Secara umum, bentuk-bentuk pelecehan ada 5, yaitu:
- Pelecehan Fisik
Sentuhan yang tidak diinginkan mengarah keperbuatan seksual seperti mencium, menepuk, memeluk, mencubit, mengelus, memijat tengkuk, menempelkan tubuh atau sentuhan fisik lainnya.
2. Pelecehan Lisan
Ucapan verbal/komentar yang tidak diinginkan tentang kehidupan pribadi atau bagian tubuh atau penampilan seseorang, termasuk lelucon dan komentar bermuatan seksual.
3. Pelecehan non-verbal/isyarat
Bahasa tubuh dan atau gerakan tubuh bernada seksual, kerlingan yang dilakukan berulang-ulang, menatap tubuh penuh nafsu, isyarat dengan jari tangan, menjilat bibir, atau lainnya.
4. Pelecehan visual
Memperlihatkan materi pornografi berupa foto, poster, gambar kartun, screensaver atau lainnya, atau pelecehan melalui e-mail, SMS dan media lainnya.
5. Pelecehan psikologis/emosional
Permintaan-permintaan dan ajakan-ajakan yang terus menerus dan tidak diinginkan, ajakan kencan yang tidak diharapkan, penghinaan atau celaan yang bersifat seksual.
Perlindungan hukum yang diberikan terhadap korban pelecehan seksual diatur dalam Pasal 5 dan Pasal 6 Undang-Undang Nomor 31 Tahun 2014 tentang Perubahan Atas Undang-Undang Nomor 13 Tahun 2006 tentang Perlindungan Saksi dan korban.

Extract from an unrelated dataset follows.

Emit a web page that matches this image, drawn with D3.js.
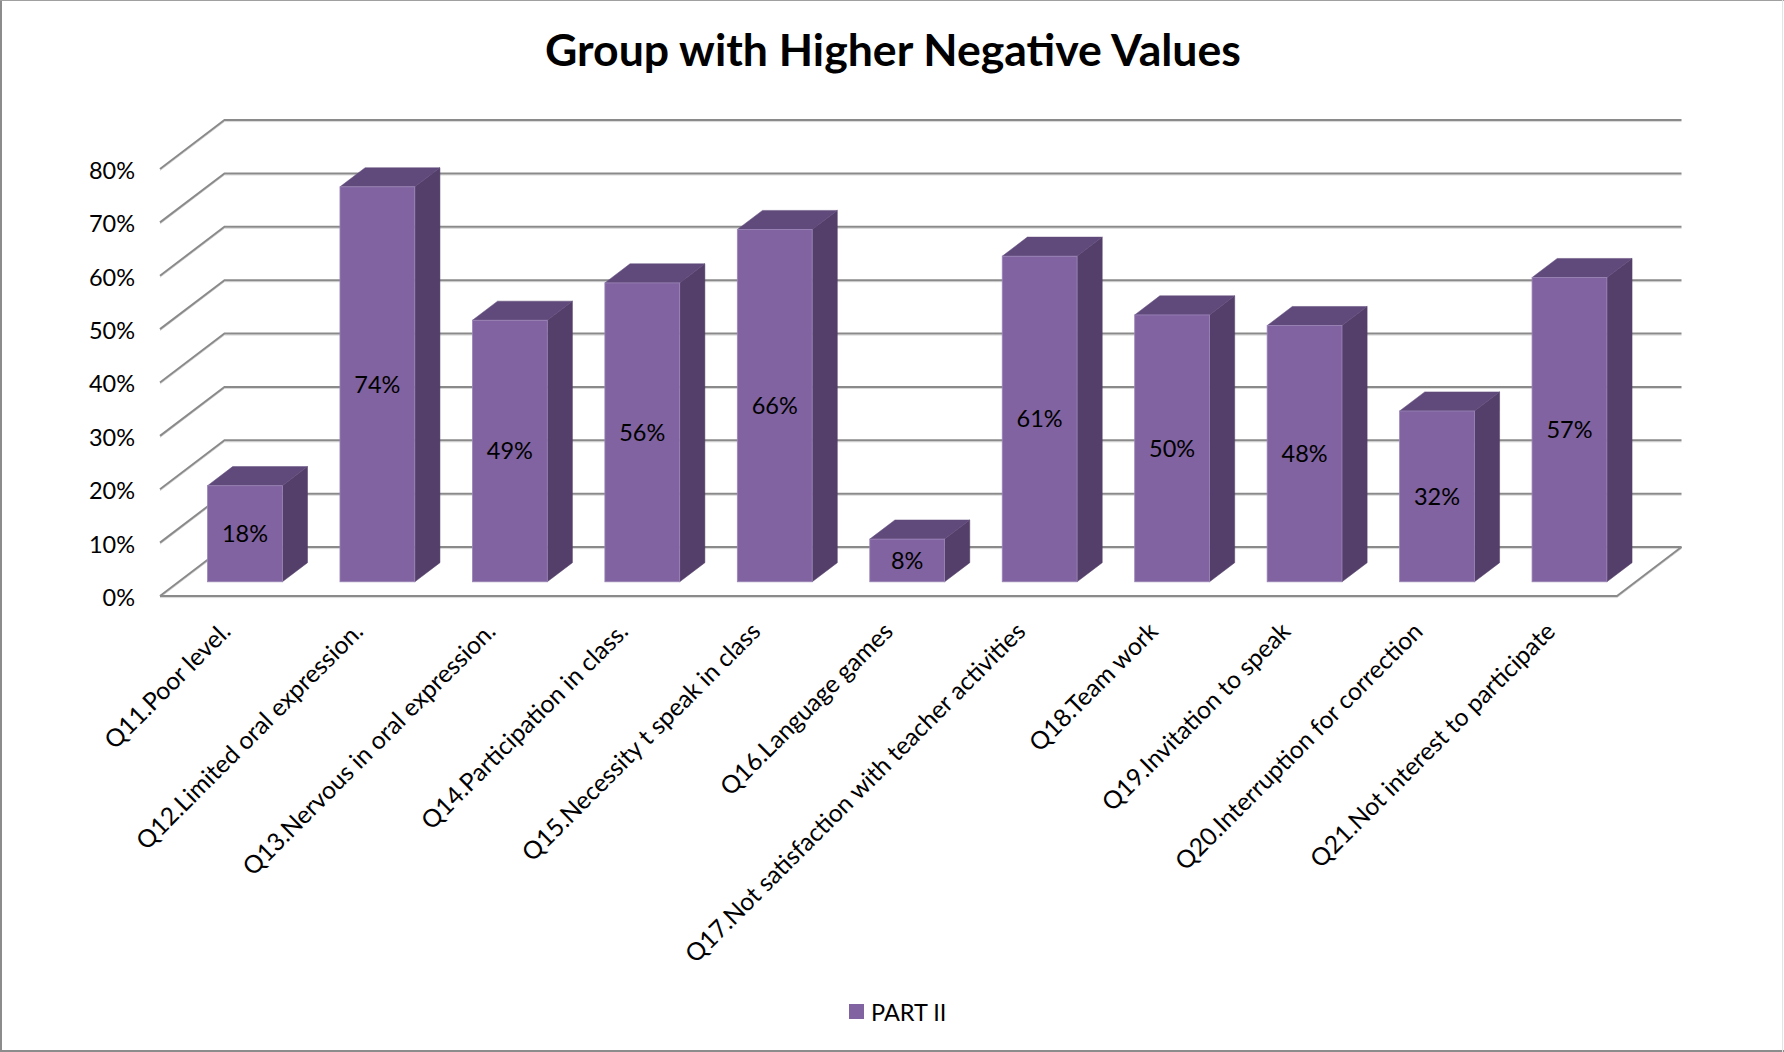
<!DOCTYPE html>
<html>
<head>
<meta charset="utf-8">
<script src="https://cdn.jsdelivr.net/npm/d3@7"></script>
<style>
html,body{margin:0;padding:0;background:#fff;}
svg{display:block;}
text{font-family:Lato,"Open Sans",sans-serif;fill:#000;}
</style>
</head>
<body>
<div id="chart"></div>
<script>
const categories = ["Q11.Poor level.","Q12.Limited oral expression.","Q13.Nervous in oral expression.","Q14.Participation in class.","Q15.Necessity t speak in class","Q16.Language games","Q17.Not satisfaction with teacher activities","Q18.Team work","Q19.Invitation to speak","Q20.Interruption for correction","Q21.Not interest to participate"];
const values = [0.18,0.74,0.49,0.56,0.66,0.08,0.61,0.50,0.48,0.32,0.57];
const yTicks = [0,0.1,0.2,0.3,0.4,0.5,0.6,0.7,0.8];
const seriesName = "PART II";
const chartTitle = "Group with Higher Negative Values";

const width = 1784, height = 1052;
const depthX = 64.5, depthY = 49;   // oblique offset of the back wall
const barDepthFrom = 0.29, barDepthTo = 0.68;
const colorFront = "#8063a0", colorSide = "#533f69", colorTop = "#604a7b", colorEdge = "#9c86b8", gridColor = "#8a8a8a";

const svg = d3.select("#chart").append("svg").attr("width", width).attr("height", height);

// outer frame, heavier on the left and bottom like the source picture
svg.append("line").attr("x1",1).attr("x2",1).attr("y1",0).attr("y2",height).attr("stroke","#8c8c8c").attr("stroke-width",2);
svg.append("line").attr("x1",0).attr("x2",width).attr("y1",0.5).attr("y2",0.5).attr("stroke","#a0a0a0").attr("stroke-width",1);
svg.append("line").attr("x1",0).attr("x2",width).attr("y1",1051).attr("y2",1051).attr("stroke","#8c8c8c").attr("stroke-width",2);
svg.append("line").attr("x1",width-1.5).attr("x2",width-1.5).attr("y1",0).attr("y2",height).attr("stroke","#e4e4e4").attr("stroke-width",1);

const x = d3.scaleBand().domain(categories).range([160,1617]).paddingInner(0.435).paddingOuter(0.2175);
const y = d3.scaleLinear().domain([0,0.8]).range([596,169]);

// project a point on the chart floor/wall to the screen, depth 0 = front, 1 = back
const px = (sx, depth)=>sx + depth*depthX;
const py = (sy, depth)=>sy - depth*depthY;
const poly = pts=>pts.map(p=>p.join(",")).join(" ");

title();
grid();
bars();
axisLabels();
legend();

function title(){
    svg.append("text").attr("x",893).attr("y",66).attr("text-anchor","middle")
        .attr("font-size",44.6).attr("font-weight",700).text(chartTitle);
}

function grid(){
    const g = svg.append("g").attr("class","grid").attr("fill","none");
    yTicks.forEach(t=>{
        const line = [[x.range()[0],y(t)],[px(x.range()[0],1),py(y(t),1)],[px(x.range()[1],1),py(y(t),1)]];
        g.append("polyline").attr("points",poly(line)).attr("stroke","#d8d8d8").attr("stroke-width",1).attr("transform","translate(0,1.6)");
        g.append("polyline").attr("points",poly(line)).attr("stroke",gridColor).attr("stroke-width",2);
    });
    const floor = [[x.range()[0],y(0)],[x.range()[1],y(0)],[px(x.range()[1],1),py(y(0),1)]];
    g.append("polyline").attr("points",poly(floor)).attr("stroke","#d8d8d8").attr("stroke-width",1).attr("transform","translate(0,1.6)");
    g.append("polyline").attr("points",poly(floor)).attr("stroke",gridColor).attr("stroke-width",2);
}

function bars(){
    const bar = svg.append("g").selectAll("g").data(categories).join("g");
    const geom = (c,i)=>{
        const x0 = px(x(c),barDepthFrom), x1 = x0 + x.bandwidth();
        const base = py(y(0),barDepthFrom), top = py(y(values[i]),barDepthFrom);
        const dx = (barDepthTo-barDepthFrom)*depthX, dy = (barDepthTo-barDepthFrom)*depthY;
        return {x0,x1,base,top,dx,dy};
    };
    bar.append("polygon").attr("points",(c,i)=>{
        const b = geom(c,i);
        return poly([[b.x1,b.base],[b.x1,b.top],[b.x1+b.dx,b.top-b.dy],[b.x1+b.dx,b.base-b.dy]]);
    }).attr("fill",colorSide).attr("stroke",colorSide).attr("stroke-width",0.5);
    bar.append("polygon").attr("points",(c,i)=>{
        const b = geom(c,i);
        return poly([[b.x0,b.top],[b.x0+b.dx,b.top-b.dy],[b.x1+b.dx,b.top-b.dy],[b.x1,b.top]]);
    }).attr("fill",colorTop).attr("stroke",colorTop).attr("stroke-width",0.5);
    bar.append("rect")
        .attr("x",(c,i)=>geom(c,i).x0)
        .attr("y",(c,i)=>geom(c,i).top)
        .attr("width",x.bandwidth())
        .attr("height",(c,i)=>geom(c,i).base-geom(c,i).top)
        .attr("fill",colorFront).attr("stroke",colorEdge).attr("stroke-width",0.8);
    bar.append("text")
        .attr("x",(c,i)=>(geom(c,i).x0+geom(c,i).x1)/2)
        .attr("y",(c,i)=>(geom(c,i).top+geom(c,i).base)/2)
        .attr("dy","0.36em").attr("text-anchor","middle").attr("font-size",23.5)
        .text((c,i)=>d3.format(".0%")(values[i]));
}

function axisLabels(){
    const yAxis = d3.axisLeft(y).tickValues(yTicks).tickFormat(d3.format(".0%")).tickSize(0).tickPadding(0);
    const ya = svg.append("g").attr("transform","translate(135,1)").call(yAxis);
    ya.select(".domain").remove();
    ya.attr("font-family",null);
    ya.selectAll("text").attr("font-size",23.5).attr("dy","0.36em");

    svg.append("g").selectAll("text").data(categories).join("text")
        .attr("text-anchor","end").attr("font-size",24.6)
        .attr("transform",c=>"translate("+(x(c)+x.bandwidth()/2+6)+",633) rotate(-45)")
        .text(c=>c);
}

function legend(){
    svg.append("rect").attr("x",849).attr("y",1004).attr("width",15).attr("height",15).attr("fill",colorFront);
    svg.append("text").attr("x",871).attr("y",1021).attr("font-size",23.5).text(seriesName);
}
</script>
</body>
</html>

Pasal 5 Undang-Undang Nomor 31 Tahun 2014 tentang Perubahan Atas Undang-Undang Nomor 13 Tahun 2006 tentang Perlindungan Saksi dan Korban
- Saksi dan Korban berhak:
- memperoleh perlindungan atas keamanan pribadi, Keluarga, dan harta bendanya, serta bebas dari Ancaman yang berkenaan dengan kesaksian yang akan, sedang, atau telah diberikannya;
- ikut serta dalam proses memilih dan menentukan bentuk perlindungan dan dukungan keamanan;
- memberikan keterangan tanpa tekanan;
- mendapat penerjemah;
- bebas dari pertanyaan yang menjerat;
- mendapat informasi mengenai perkembangan kasus;
- mendapat informasi mengenai putusan pengadilan;
- mendapat informasi dalam hal terpidana dibebaskan;
- dirahasiakan identitasnya;
- mendapat identitas baru;
- mendapat tempat kediaman sementara;
- mendapat tempat kediaman baru;
- memperoleh penggantian biaya transportasi sesuai dengan kebutuhan;
- mendapat nasihat hukum;
- memperoleh bantuan biaya hidup sementara sampai batas waktu Perlindungan berakhir; dan/atau
- mendapat pendampingan.
- Hak sebagaimana dimaksud pada ayat (1) diberikan kepada Saksi dan/atau Korban tindak pidana dalam kasus tertentu sesuai dengan Keputusan LPSK.
- Selain kepada Saksi dan/atau Korban, hak yang diberikan dalam kasus tertentu sebagaimana dimaksud pada ayat (2), dapat diberikan kepada Saksi Pelaku, Pelapor, dan ahli, termasuk pula orang yang dapat memberikan keterangan yang berhubungan dengan suatu perkara pidana meskipun tidak ia dengar sendiri, tidak ia lihat sendiri, dan tidak ia alami sendiri, sepanjang keterangan orang itu berhubungan dengan tindak pidana.
Pasal 6 Undang-Undang Nomor 31 Tahun 2014 tentang Perubahan Atas Undang-Undang Nomor 13 Tahun 2006 tentang Perlindungan Saksi dan korban
- Korban pelanggaran hak asasi manusia yang berat, Korban tindak pidana terorisme, Korban tindak pidana perdagangan orang, Korban tindak pidana penyiksaan, Korban tindak pidana kekerasan seksual, dan Korban penganiayaan berat, selain berhak sebagaimana dimaksud dalam Pasal 5, juga berhak mendapatkan bantuan medis; dan bantuan rehabilitasi psikososial dan psikologis.
- Bantuan sebagaimana dimaksud pada ayat (1) diberikan berdasarkan Keputusan LPSK.
Sumber:
Undang-Undang Nomor 31 Tahun 2014 tentang Perubahan Atas Undang-Undang Nomor 13 Tahun 2006 tentang Perlindungan Saksi dan Korban.